*EXERCISE DIRECTIONS*
Transcribe the full listing exactly, and drop every picture.

*RAW DATA*
'''

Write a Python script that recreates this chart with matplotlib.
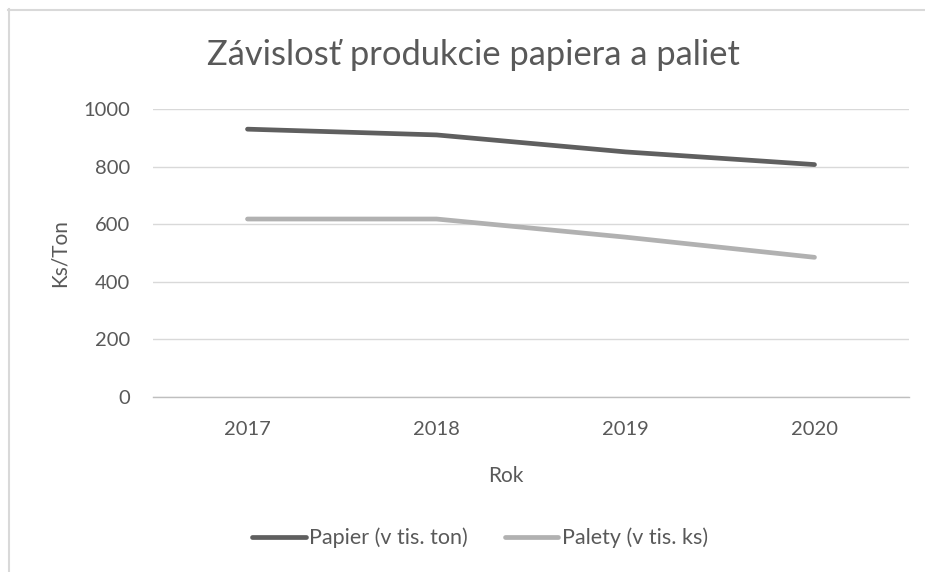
import matplotlib
matplotlib.use("Agg")
import matplotlib.pyplot as plt
from matplotlib.lines import Line2D

years = ["2017", "2018", "2019", "2020"]
papier = [930, 910, 851, 807]
palety = [618, 618, 555, 485]
series_names = ["Papier (v tis. ton)", "Palety (v tis. ks)"]
y_ticks = [0, 200, 400, 600, 800, 1000]

TEXT = "#595959"
GRID = "#D9D9D9"
FONT = "Lato"

plt.rcParams["font.family"] = [FONT, "DejaVu Sans"]

W, H = 925, 572
fig = plt.figure(figsize=(W / 100, H / 100), dpi=100)
fig.patch.set_facecolor("white")

# plot area in pixel terms
left, right, top, bottom = 153, 909, 109, 397
ax = fig.add_axes([left / W, 1 - bottom / H, (right - left) / W, (bottom - top) / H])

x = list(range(len(years)))
ax.plot(x, papier, color="#5F5F5F", lw=3.4, solid_capstyle="round",
        solid_joinstyle="round", label=series_names[0], zorder=3)
ax.plot(x, palety, color="#B1B1B1", lw=3.4, solid_capstyle="round",
        solid_joinstyle="round", label=series_names[1], zorder=3)

ax.set_xlim(-0.5, len(years) - 0.5)
ax.set_ylim(0, 1000)
ax.set_yticks(y_ticks)
ax.set_yticklabels([str(v) for v in y_ticks])
ax.set_xticks(x)
ax.set_xticklabels(years)

for s in ["top", "right", "left"]:
    ax.spines[s].set_visible(False)
ax.spines["bottom"].set_color("#BFBFBF")
ax.spines["bottom"].set_linewidth(1.0)

ax.yaxis.grid(True, color=GRID, lw=1.0)
ax.set_axisbelow(True)
ax.tick_params(axis="both", length=0, labelsize=14.5, labelcolor=TEXT)
ax.tick_params(axis="y", pad=16.5)
ax.tick_params(axis="x", pad=17.5)

fig.text(60 / W, 1 - 253 / H, "Ks/Ton", rotation=90, ha="center", va="center",
         fontsize=15, color=TEXT)
fig.text(506 / W, 1 - 476 / H, "Rok", ha="center", va="center",
         fontsize=15, color=TEXT)
fig.text(473 / W, 1 - 55 / H, "Závislosť produkcie papiera a paliet",
         ha="center", va="center", fontsize=24.8, color=TEXT)

leg = fig.legend(loc="center", bbox_to_anchor=(480 / W, 1 - 538 / H), ncol=2,
                 frameon=False, fontsize=15.5, handlelength=2.5,
                 handletextpad=0.15, columnspacing=1.7)
for t in leg.get_texts():
    t.set_color(TEXT)

# outer chart frame (top and left edges)
fig.add_artist(Line2D([8 / W, 1], [1 - 9.5 / H, 1 - 9.5 / H],
                      transform=fig.transFigure, color=GRID, lw=1.5))
fig.add_artist(Line2D([8.5 / W, 8.5 / W], [0, 1 - 9 / H],
                      transform=fig.transFigure, color=GRID, lw=1.5))

fig.savefig("out.png", dpi=100, facecolor="white")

'''

*RESULT*
Write a Python script that recreates this chart with matplotlib.
import matplotlib
matplotlib.use("Agg")
import matplotlib.pyplot as plt
from matplotlib.lines import Line2D

years = ["2017", "2018", "2019", "2020"]
papier = [930, 910, 851, 807]
palety = [618, 618, 555, 485]
series_names = ["Papier (v tis. ton)", "Palety (v tis. ks)"]
y_ticks = [0, 200, 400, 600, 800, 1000]

TEXT = "#595959"
GRID = "#D9D9D9"
FONT = "Lato"

plt.rcParams["font.family"] = [FONT, "DejaVu Sans"]

W, H = 925, 572
fig = plt.figure(figsize=(W / 100, H / 100), dpi=100)
fig.patch.set_facecolor("white")

# plot area in pixel terms
left, right, top, bottom = 153, 909, 109, 397
ax = fig.add_axes([left / W, 1 - bottom / H, (right - left) / W, (bottom - top) / H])

x = list(range(len(years)))
ax.plot(x, papier, color="#5F5F5F", lw=3.4, solid_capstyle="round",
        solid_joinstyle="round", label=series_names[0], zorder=3)
ax.plot(x, palety, color="#B1B1B1", lw=3.4, solid_capstyle="round",
        solid_joinstyle="round", label=series_names[1], zorder=3)

ax.set_xlim(-0.5, len(years) - 0.5)
ax.set_ylim(0, 1000)
ax.set_yticks(y_ticks)
ax.set_yticklabels([str(v) for v in y_ticks])
ax.set_xticks(x)
ax.set_xticklabels(years)

for s in ["top", "right", "left"]:
    ax.spines[s].set_visible(False)
ax.spines["bottom"].set_color("#BFBFBF")
ax.spines["bottom"].set_linewidth(1.0)

ax.yaxis.grid(True, color=GRID, lw=1.0)
ax.set_axisbelow(True)
ax.tick_params(axis="both", length=0, labelsize=14.5, labelcolor=TEXT)
ax.tick_params(axis="y", pad=16.5)
ax.tick_params(axis="x", pad=17.5)

fig.text(60 / W, 1 - 253 / H, "Ks/Ton", rotation=90, ha="center", va="center",
         fontsize=15, color=TEXT)
fig.text(506 / W, 1 - 476 / H, "Rok", ha="center", va="center",
         fontsize=15, color=TEXT)
fig.text(473 / W, 1 - 55 / H, "Závislosť produkcie papiera a paliet",
         ha="center", va="center", fontsize=24.8, color=TEXT)

leg = fig.legend(loc="center", bbox_to_anchor=(480 / W, 1 - 538 / H), ncol=2,
                 frameon=False, fontsize=15.5, handlelength=2.5,
                 handletextpad=0.15, columnspacing=1.7)
for t in leg.get_texts():
    t.set_color(TEXT)

# outer chart frame (top and left edges)
fig.add_artist(Line2D([8 / W, 1], [1 - 9.5 / H, 1 - 9.5 / H],
                      transform=fig.transFigure, color=GRID, lw=1.5))
fig.add_artist(Line2D([8.5 / W, 8.5 / W], [0, 1 - 9 / H],
                      transform=fig.transFigure, color=GRID, lw=1.5))

fig.savefig("out.png", dpi=100, facecolor="white")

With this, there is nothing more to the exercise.